> **RECORDS SUPPLIED**

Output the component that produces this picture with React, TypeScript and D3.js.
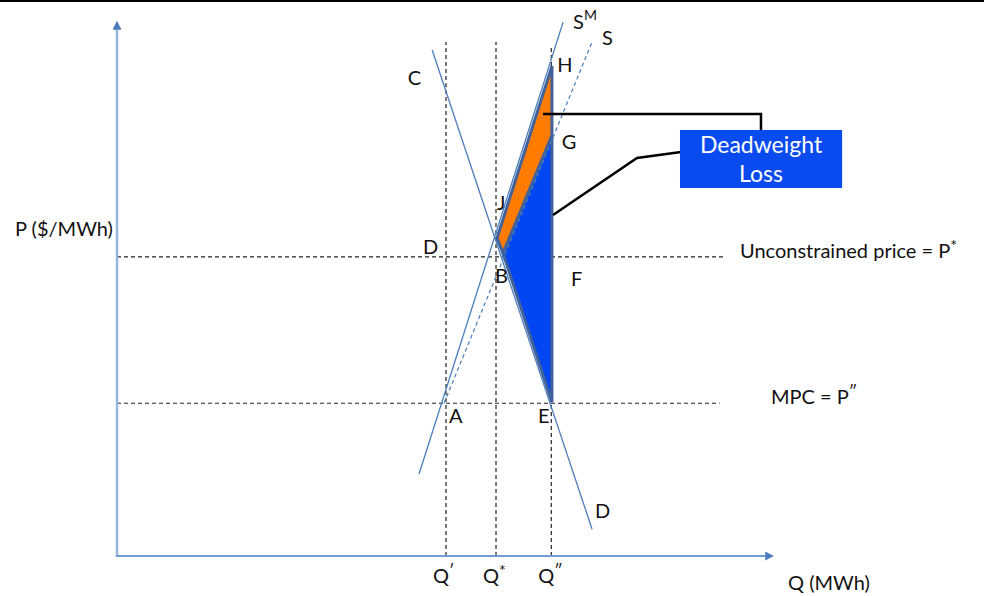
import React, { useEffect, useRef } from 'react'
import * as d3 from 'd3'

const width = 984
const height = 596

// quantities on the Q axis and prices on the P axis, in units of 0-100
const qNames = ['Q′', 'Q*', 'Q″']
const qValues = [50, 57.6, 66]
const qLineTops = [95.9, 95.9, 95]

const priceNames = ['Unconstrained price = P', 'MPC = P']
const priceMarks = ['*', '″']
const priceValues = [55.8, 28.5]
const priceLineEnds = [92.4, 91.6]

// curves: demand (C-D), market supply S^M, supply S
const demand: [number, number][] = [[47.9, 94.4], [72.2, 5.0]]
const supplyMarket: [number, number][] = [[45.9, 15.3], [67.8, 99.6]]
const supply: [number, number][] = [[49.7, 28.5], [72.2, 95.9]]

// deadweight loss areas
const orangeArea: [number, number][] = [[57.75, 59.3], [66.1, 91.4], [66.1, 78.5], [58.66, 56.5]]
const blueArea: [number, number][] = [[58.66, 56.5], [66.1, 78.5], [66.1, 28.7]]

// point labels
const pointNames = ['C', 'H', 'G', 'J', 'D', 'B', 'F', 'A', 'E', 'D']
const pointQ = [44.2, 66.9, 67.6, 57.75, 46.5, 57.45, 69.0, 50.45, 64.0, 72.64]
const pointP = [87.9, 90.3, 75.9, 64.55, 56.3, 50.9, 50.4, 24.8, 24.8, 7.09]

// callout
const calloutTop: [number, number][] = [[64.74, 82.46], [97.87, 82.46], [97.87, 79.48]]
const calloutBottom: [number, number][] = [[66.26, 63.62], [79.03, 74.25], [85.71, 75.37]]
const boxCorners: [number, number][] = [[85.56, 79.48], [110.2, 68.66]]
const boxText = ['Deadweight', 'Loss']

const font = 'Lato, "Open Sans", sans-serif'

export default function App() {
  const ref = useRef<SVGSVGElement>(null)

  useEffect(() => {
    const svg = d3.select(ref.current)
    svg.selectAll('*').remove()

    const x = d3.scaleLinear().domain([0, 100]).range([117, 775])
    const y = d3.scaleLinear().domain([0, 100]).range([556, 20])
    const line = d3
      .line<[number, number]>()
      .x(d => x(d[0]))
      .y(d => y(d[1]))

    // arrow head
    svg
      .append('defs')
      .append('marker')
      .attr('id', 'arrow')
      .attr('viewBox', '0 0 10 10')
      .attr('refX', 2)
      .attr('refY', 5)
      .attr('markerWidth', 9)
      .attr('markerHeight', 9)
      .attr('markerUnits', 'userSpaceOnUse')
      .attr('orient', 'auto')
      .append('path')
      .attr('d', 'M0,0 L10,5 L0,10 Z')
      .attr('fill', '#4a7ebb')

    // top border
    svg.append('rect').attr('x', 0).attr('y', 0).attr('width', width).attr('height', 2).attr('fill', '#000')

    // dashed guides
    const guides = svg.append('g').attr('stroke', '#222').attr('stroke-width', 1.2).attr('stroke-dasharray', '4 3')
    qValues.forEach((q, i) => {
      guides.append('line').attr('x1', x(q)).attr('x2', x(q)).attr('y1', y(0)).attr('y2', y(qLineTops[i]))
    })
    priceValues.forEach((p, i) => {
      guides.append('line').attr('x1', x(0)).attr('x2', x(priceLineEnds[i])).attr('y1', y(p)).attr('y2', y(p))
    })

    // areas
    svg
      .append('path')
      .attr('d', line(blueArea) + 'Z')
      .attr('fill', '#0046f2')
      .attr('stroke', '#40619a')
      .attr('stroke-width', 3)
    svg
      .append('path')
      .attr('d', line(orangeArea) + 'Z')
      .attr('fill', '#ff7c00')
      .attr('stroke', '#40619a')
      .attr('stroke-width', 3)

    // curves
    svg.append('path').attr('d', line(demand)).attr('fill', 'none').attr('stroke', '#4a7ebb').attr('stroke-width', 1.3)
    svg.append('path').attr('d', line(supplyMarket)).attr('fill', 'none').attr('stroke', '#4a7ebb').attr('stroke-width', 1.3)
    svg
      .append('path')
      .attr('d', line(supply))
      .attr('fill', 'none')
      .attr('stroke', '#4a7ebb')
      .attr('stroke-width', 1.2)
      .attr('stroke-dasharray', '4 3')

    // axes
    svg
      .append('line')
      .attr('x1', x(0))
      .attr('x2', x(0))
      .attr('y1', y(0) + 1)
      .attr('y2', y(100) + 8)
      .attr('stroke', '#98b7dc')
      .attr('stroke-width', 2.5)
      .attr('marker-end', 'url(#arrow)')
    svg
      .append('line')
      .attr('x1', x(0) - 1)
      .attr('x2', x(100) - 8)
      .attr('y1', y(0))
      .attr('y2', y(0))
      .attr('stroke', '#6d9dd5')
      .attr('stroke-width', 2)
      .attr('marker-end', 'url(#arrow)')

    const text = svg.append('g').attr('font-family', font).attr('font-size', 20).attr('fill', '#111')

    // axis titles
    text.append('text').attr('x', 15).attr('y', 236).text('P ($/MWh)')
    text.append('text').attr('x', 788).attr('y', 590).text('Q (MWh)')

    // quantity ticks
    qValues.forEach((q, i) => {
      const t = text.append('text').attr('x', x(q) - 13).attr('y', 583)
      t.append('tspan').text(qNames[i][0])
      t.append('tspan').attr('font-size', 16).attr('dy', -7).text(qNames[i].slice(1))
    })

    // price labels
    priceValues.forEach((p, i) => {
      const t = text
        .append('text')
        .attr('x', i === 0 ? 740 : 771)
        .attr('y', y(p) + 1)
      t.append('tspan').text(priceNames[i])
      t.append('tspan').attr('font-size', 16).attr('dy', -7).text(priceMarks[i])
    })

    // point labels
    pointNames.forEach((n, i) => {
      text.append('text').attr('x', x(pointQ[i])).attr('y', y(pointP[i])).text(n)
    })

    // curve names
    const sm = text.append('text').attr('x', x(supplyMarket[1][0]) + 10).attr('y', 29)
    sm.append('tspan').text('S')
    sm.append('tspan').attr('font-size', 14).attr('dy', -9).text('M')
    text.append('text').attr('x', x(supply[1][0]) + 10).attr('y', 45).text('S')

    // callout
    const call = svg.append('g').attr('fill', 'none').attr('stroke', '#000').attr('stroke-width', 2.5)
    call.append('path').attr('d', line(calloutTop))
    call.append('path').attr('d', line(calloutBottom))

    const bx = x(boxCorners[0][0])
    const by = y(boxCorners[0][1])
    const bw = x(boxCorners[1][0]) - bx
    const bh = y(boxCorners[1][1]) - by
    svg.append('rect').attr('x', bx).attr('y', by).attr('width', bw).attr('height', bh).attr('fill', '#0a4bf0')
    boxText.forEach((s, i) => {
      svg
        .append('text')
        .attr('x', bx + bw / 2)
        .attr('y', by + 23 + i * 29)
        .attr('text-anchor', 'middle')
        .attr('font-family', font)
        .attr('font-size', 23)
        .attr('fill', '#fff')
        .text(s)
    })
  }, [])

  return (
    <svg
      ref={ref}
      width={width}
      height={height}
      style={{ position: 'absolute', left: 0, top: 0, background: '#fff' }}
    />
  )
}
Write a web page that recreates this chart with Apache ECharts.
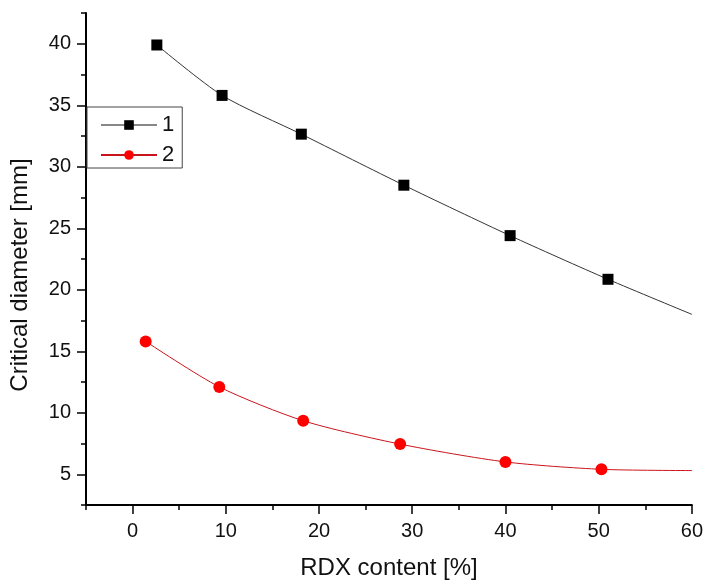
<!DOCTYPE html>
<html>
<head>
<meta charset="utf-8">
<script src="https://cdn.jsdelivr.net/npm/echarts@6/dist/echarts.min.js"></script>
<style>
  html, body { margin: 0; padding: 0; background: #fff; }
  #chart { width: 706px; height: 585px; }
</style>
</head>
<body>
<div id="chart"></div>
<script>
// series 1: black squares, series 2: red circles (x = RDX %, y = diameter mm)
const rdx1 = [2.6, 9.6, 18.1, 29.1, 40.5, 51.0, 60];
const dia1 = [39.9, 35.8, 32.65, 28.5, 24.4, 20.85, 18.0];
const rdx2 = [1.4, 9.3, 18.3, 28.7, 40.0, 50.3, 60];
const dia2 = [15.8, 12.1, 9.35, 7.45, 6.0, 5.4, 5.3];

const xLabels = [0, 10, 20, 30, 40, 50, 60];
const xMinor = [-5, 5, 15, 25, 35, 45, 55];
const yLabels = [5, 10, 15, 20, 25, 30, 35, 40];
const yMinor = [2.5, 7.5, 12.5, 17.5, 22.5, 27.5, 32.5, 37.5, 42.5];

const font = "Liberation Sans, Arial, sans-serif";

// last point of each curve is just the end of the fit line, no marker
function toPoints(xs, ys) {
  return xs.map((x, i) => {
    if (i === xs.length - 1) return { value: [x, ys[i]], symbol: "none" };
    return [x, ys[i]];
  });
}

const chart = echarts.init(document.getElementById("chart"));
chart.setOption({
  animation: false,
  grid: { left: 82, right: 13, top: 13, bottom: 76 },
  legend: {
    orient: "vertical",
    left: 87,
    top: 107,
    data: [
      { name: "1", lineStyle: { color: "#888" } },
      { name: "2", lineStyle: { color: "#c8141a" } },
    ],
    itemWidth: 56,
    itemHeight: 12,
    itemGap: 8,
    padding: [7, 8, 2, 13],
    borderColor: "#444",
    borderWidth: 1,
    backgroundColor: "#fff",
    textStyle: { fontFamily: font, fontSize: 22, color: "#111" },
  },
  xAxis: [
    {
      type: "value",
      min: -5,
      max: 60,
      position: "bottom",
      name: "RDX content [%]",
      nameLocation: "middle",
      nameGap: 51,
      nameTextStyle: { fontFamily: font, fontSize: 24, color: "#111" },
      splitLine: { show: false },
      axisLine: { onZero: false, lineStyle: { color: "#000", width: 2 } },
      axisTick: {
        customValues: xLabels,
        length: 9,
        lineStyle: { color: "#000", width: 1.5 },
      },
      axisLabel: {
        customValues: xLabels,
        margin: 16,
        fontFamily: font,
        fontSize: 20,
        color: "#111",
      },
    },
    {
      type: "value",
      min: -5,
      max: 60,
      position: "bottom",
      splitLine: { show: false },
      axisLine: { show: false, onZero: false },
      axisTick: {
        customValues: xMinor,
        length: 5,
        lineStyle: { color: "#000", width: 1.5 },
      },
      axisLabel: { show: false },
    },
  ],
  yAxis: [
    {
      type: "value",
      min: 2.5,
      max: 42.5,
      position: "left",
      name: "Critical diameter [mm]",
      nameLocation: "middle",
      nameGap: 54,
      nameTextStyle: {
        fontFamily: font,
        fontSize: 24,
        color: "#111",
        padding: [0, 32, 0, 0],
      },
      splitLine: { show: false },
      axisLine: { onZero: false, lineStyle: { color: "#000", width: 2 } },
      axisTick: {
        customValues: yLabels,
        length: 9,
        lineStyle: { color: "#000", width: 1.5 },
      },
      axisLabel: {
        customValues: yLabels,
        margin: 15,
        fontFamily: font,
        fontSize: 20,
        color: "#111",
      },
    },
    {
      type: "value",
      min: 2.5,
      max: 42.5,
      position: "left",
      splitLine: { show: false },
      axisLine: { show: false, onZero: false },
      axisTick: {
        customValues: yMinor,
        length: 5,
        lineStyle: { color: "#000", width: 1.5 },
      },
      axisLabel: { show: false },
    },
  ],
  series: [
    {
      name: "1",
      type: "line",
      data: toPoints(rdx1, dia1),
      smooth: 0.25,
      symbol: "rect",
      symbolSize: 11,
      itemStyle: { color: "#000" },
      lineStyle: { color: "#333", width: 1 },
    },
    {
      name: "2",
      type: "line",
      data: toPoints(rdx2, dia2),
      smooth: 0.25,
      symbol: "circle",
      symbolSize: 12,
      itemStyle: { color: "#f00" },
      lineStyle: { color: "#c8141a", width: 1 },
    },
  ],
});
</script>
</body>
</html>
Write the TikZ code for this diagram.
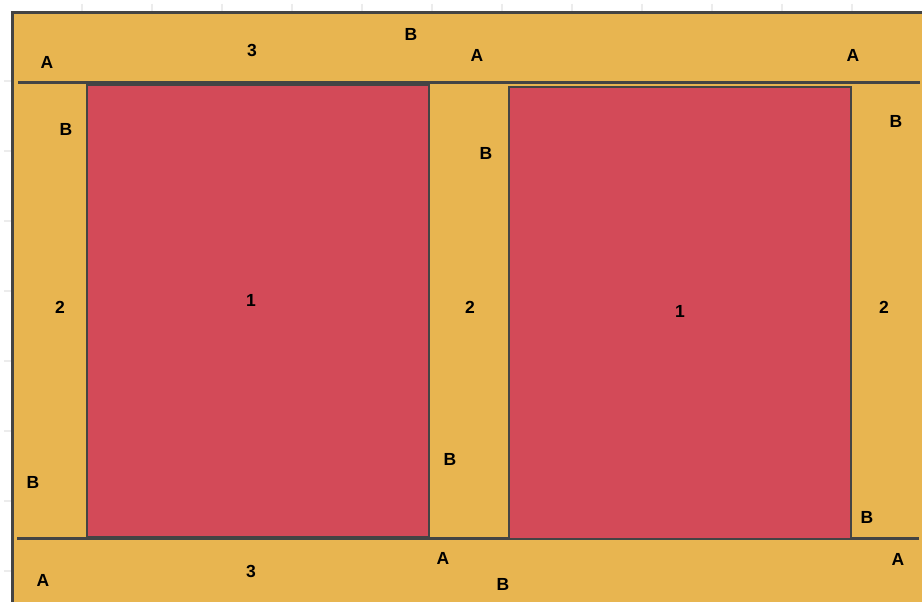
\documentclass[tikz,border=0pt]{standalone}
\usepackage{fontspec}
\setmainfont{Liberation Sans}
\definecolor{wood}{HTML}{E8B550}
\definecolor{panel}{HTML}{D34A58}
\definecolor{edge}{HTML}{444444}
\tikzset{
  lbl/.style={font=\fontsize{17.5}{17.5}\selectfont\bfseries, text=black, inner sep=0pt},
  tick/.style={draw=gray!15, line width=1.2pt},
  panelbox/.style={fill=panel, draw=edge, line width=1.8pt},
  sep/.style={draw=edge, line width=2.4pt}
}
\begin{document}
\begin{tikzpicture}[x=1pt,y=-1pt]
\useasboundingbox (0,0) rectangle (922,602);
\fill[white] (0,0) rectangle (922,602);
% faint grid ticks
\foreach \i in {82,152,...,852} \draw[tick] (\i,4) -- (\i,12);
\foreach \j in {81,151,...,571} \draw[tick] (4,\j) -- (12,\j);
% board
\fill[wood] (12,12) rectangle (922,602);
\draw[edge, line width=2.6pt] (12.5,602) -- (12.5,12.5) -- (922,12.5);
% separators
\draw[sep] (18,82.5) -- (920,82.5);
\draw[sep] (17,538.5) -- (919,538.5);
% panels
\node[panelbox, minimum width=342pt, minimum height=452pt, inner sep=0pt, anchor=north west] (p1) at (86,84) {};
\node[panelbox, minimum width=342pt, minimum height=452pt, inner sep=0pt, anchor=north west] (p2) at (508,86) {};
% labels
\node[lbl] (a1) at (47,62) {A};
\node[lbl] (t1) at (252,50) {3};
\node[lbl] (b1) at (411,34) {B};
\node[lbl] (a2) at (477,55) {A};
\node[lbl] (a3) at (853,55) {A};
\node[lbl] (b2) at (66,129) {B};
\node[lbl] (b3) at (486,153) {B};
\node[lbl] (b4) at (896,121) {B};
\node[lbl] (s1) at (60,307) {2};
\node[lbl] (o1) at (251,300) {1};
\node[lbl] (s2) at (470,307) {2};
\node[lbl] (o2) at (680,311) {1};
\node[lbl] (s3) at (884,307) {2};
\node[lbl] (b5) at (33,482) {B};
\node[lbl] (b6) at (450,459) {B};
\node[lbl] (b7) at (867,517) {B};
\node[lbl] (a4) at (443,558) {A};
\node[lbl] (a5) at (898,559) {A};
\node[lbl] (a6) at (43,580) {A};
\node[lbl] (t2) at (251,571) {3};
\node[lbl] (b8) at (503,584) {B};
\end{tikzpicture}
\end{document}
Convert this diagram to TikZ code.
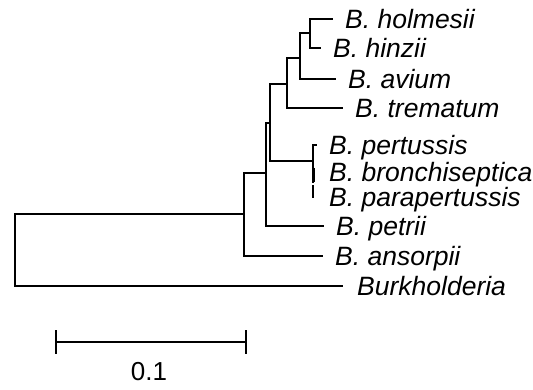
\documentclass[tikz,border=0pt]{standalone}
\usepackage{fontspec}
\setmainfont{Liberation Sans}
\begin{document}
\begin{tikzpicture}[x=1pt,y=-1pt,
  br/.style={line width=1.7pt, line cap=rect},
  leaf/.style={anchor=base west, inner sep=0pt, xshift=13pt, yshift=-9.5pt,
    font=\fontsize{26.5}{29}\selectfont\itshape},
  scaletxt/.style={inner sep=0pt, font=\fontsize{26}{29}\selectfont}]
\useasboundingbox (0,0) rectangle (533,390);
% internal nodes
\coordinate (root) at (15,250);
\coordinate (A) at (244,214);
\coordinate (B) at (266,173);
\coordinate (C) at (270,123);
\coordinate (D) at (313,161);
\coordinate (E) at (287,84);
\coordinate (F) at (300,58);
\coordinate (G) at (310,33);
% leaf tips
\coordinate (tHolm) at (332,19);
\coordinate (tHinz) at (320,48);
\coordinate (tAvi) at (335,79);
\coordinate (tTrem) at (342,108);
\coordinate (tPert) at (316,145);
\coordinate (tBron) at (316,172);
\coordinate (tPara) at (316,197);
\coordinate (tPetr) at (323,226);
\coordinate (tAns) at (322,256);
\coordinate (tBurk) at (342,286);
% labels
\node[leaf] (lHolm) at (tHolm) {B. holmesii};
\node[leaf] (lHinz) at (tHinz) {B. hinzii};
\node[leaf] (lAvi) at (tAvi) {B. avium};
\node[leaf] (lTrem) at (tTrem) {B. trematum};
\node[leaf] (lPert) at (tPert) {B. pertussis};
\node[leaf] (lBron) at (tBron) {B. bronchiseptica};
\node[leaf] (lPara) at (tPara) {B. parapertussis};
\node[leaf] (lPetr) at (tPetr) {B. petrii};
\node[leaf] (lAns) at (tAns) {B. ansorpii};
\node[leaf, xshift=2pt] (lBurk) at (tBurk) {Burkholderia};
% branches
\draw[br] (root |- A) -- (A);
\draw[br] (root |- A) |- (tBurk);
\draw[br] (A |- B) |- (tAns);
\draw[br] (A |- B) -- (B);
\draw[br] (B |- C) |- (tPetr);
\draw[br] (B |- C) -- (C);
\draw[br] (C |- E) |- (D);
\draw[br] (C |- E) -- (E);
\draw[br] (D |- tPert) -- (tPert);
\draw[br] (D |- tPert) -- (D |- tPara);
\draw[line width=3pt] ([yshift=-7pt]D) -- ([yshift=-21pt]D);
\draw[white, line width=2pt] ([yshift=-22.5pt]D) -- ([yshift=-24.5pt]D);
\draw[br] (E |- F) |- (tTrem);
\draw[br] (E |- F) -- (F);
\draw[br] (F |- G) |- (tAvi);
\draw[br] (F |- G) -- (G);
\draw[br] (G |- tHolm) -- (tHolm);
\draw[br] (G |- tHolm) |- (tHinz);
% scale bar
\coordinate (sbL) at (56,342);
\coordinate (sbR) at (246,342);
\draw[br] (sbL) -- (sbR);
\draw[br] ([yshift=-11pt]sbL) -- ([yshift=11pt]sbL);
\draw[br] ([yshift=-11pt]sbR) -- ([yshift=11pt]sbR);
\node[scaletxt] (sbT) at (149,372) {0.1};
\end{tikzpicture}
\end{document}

> **WORK INSTRUCTIONS**
Please give again the entries word for word, starting at the first line and ending with the line that contains "const qLineTops = [95.9, 95.9, 95]"; include both of those lines but none of the pictures.

> **WORKED ANSWER**
Output the component that produces this picture with React, TypeScript and D3.js.
import React, { useEffect, useRef } from 'react'
import * as d3 from 'd3'

const width = 984
const height = 596

// quantities on the Q axis and prices on the P axis, in units of 0-100
const qNames = ['Q′', 'Q*', 'Q″']
const qValues = [50, 57.6, 66]
const qLineTops = [95.9, 95.9, 95]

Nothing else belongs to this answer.